## Exercise details
Retype every line from the start of the data down to and including the line with "(0,1) rectangle (969,970);". Skip the pictures.

## Data
════════════════════

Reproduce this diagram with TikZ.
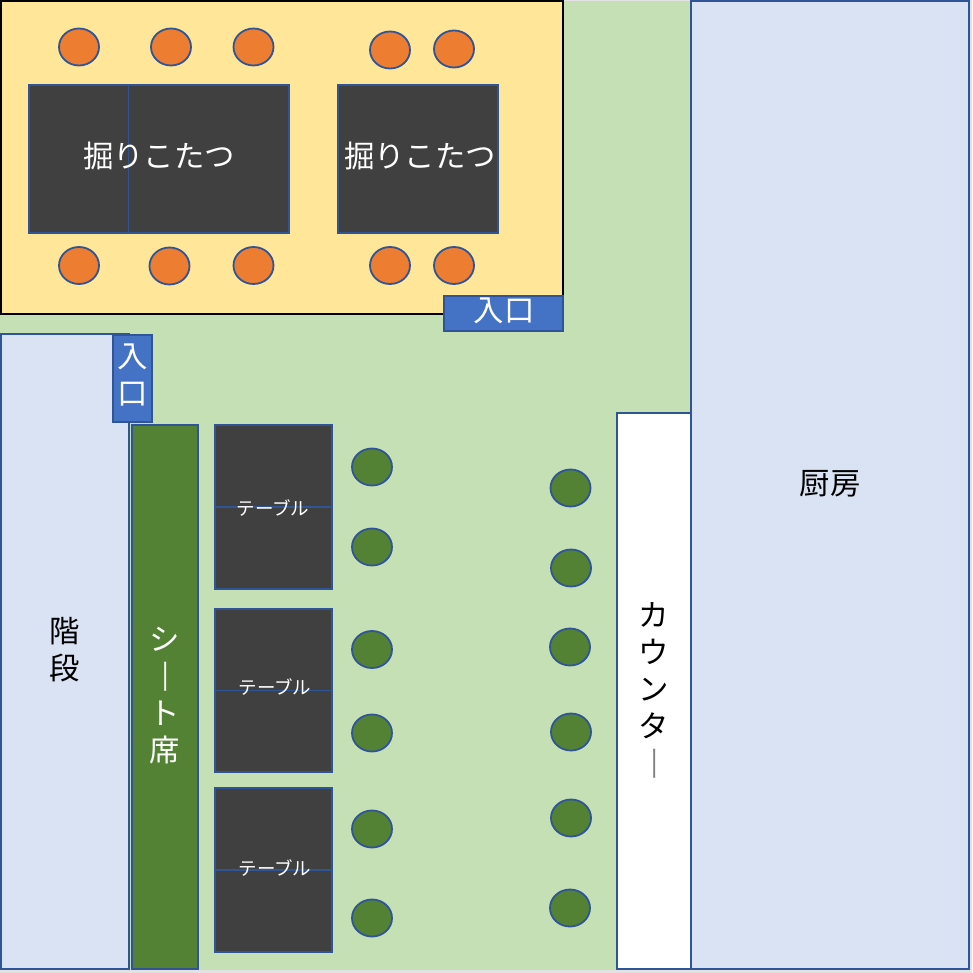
\documentclass[tikz,border=0pt]{standalone}
\usepackage{fontspec}
\usetikzlibrary{shapes}
\newfontfamily\jpfont{Noto Sans CJK JP}
\definecolor{edgeblue}{HTML}{2F5597}
\definecolor{pagegray}{HTML}{E2E2E2}
\definecolor{floorgreen}{HTML}{C5E0B4}
\definecolor{roomyellow}{HTML}{FFE699}
\definecolor{roomblue}{HTML}{DAE3F3}
\definecolor{doorblue}{HTML}{4472C4}
\definecolor{seatgreen}{HTML}{548235}
\definecolor{seatorange}{HTML}{ED7D31}
\definecolor{tablegray}{HTML}{404040}
\newcommand{\longbar}{\hspace*{-5.5pt}\raisebox{3pt}{\scalebox{0.7}[1.2]{\rotatebox[origin=c]{-90}{ー}}}}
\tikzset{
    area/.style={draw=edgeblue, line width=2pt, rectangle, inner sep=0pt, outer sep=0pt},
    tablebox/.style={area, fill=tablegray},
    doorbox/.style={area, fill=doorblue},
    stool/.style={draw=edgeblue, line width=1.8pt, ellipse, inner sep=0pt, minimum width=40pt, minimum height=37pt},
    bigtext/.style={font=\jpfont\fontsize{30.4}{37}\selectfont, align=center, inner sep=0pt},
    smalltext/.style={font=\jpfont\fontsize{18.5}{20}\selectfont, text=white, inner sep=0pt},
}

\begin{document}
\begin{tikzpicture}[x=1pt, y=-1pt]
    \useasboundingbox (0,0) rectangle (972,973);
    \fill[pagegray] (0,0) rectangle (972,973);
    \fill[floorgreen] (0,1) rectangle (969,970);

    \node[area, fill=roomblue, minimum width=278pt, minimum height=968pt] (kitchen) at (830,485) {};
    \node[area, fill=white, minimum width=74pt, minimum height=556pt] (counter) at (654,691) {};
    \node[area, fill=roomblue, minimum width=128pt, minimum height=635pt] (stairs) at (65,651.5) {};
    \node[area, fill=seatgreen, minimum width=66pt, minimum height=544pt] (bench) at (165,697) {};
    \node[area, draw=black, fill=roomyellow, minimum width=562pt, minimum height=313pt] (zashiki) at (282,157.5) {};

    \node[tablebox, minimum width=260pt, minimum height=148pt] (kotatsuA) at (159,159) {};
    \node[tablebox, minimum width=160pt, minimum height=148pt] (kotatsuB) at (418,159) {};
    \draw[edgeblue, line width=1.5pt] (128.5,85) -- (128.5,233);

    \node[doorbox, minimum width=119pt, minimum height=35pt] (doorA) at (503.5,313.5) {};
    \node[doorbox, minimum width=39pt, minimum height=87pt] (doorB) at (132.5,378.5) {};

    \node[tablebox, minimum width=117pt, minimum height=164pt] (tableA) at (273.5,507) {};
    \node[tablebox, minimum width=117pt, minimum height=163pt] (tableB) at (273.5,690.5) {};
    \node[tablebox, minimum width=117pt, minimum height=164pt] (tableC) at (273.5,870) {};
    \foreach \t in {tableA,tableB,tableC}
        \draw[edgeblue, line width=1.5pt] (\t.west) -- (\t.east);

    \foreach \n/\x/\y in {a/79/47, b/171/47, c/253.5/47, d/390/50, e/454/49,
                          f/79/265.5, g/169.5/266, h/253.5/265.5, i/390/265.5, j/454/265.5}
        \node[stool, fill=seatorange] (orange\n) at (\x,\y) {};

    \foreach \n/\x/\y in {a/372/467, b/372/547, c/372/649.5, d/372/733, e/372/829, f/372/918,
                          g/570.5/488, h/571/568, i/570/647, j/571/732, k/571/818, l/570/908}
        \node[stool, fill=seatgreen] (green\n) at (\x,\y) {};

    \node[bigtext, text=white] (labelA) at (159,156) {掘りこたつ};
    \node[bigtext, text=white] (labelB) at (420,156) {掘りこたつ};
    \node[bigtext, text=white] (labelC) at (504,311) {入口};
    \node[bigtext, text=white] (labelD) at (133,375) {入\\口};
    \node[bigtext, text=white] (labelE) at (165,696) {シ\\\longbar\\ト\\席};
    \node[bigtext] (labelF) at (65,650) {階\\段};
    \node[bigtext] (labelG) at (654,692) {カ\\ウ\\ン\\タ\\\textcolor{gray}{\longbar}};
    \node[bigtext] (labelH) at (830,484) {厨房};

    \node[smalltext] (labelI) at (273,508.5) {テーブル};
    \node[smalltext] (labelJ) at (275,687.5) {テーブル};
    \node[smalltext] (labelK) at (275,868.5) {テーブル};
\end{tikzpicture}
\end{document}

════════════════════

## Answer to this problem
Reproduce this diagram with TikZ.
\documentclass[tikz,border=0pt]{standalone}
\usepackage{fontspec}
\usetikzlibrary{shapes}
\newfontfamily\jpfont{Noto Sans CJK JP}
\definecolor{edgeblue}{HTML}{2F5597}
\definecolor{pagegray}{HTML}{E2E2E2}
\definecolor{floorgreen}{HTML}{C5E0B4}
\definecolor{roomyellow}{HTML}{FFE699}
\definecolor{roomblue}{HTML}{DAE3F3}
\definecolor{doorblue}{HTML}{4472C4}
\definecolor{seatgreen}{HTML}{548235}
\definecolor{seatorange}{HTML}{ED7D31}
\definecolor{tablegray}{HTML}{404040}
\newcommand{\longbar}{\hspace*{-5.5pt}\raisebox{3pt}{\scalebox{0.7}[1.2]{\rotatebox[origin=c]{-90}{ー}}}}
\tikzset{
    area/.style={draw=edgeblue, line width=2pt, rectangle, inner sep=0pt, outer sep=0pt},
    tablebox/.style={area, fill=tablegray},
    doorbox/.style={area, fill=doorblue},
    stool/.style={draw=edgeblue, line width=1.8pt, ellipse, inner sep=0pt, minimum width=40pt, minimum height=37pt},
    bigtext/.style={font=\jpfont\fontsize{30.4}{37}\selectfont, align=center, inner sep=0pt},
    smalltext/.style={font=\jpfont\fontsize{18.5}{20}\selectfont, text=white, inner sep=0pt},
}

\begin{document}
\begin{tikzpicture}[x=1pt, y=-1pt]
    \useasboundingbox (0,0) rectangle (972,973);
    \fill[pagegray] (0,0) rectangle (972,973);
    \fill[floorgreen] (0,1) rectangle (969,970);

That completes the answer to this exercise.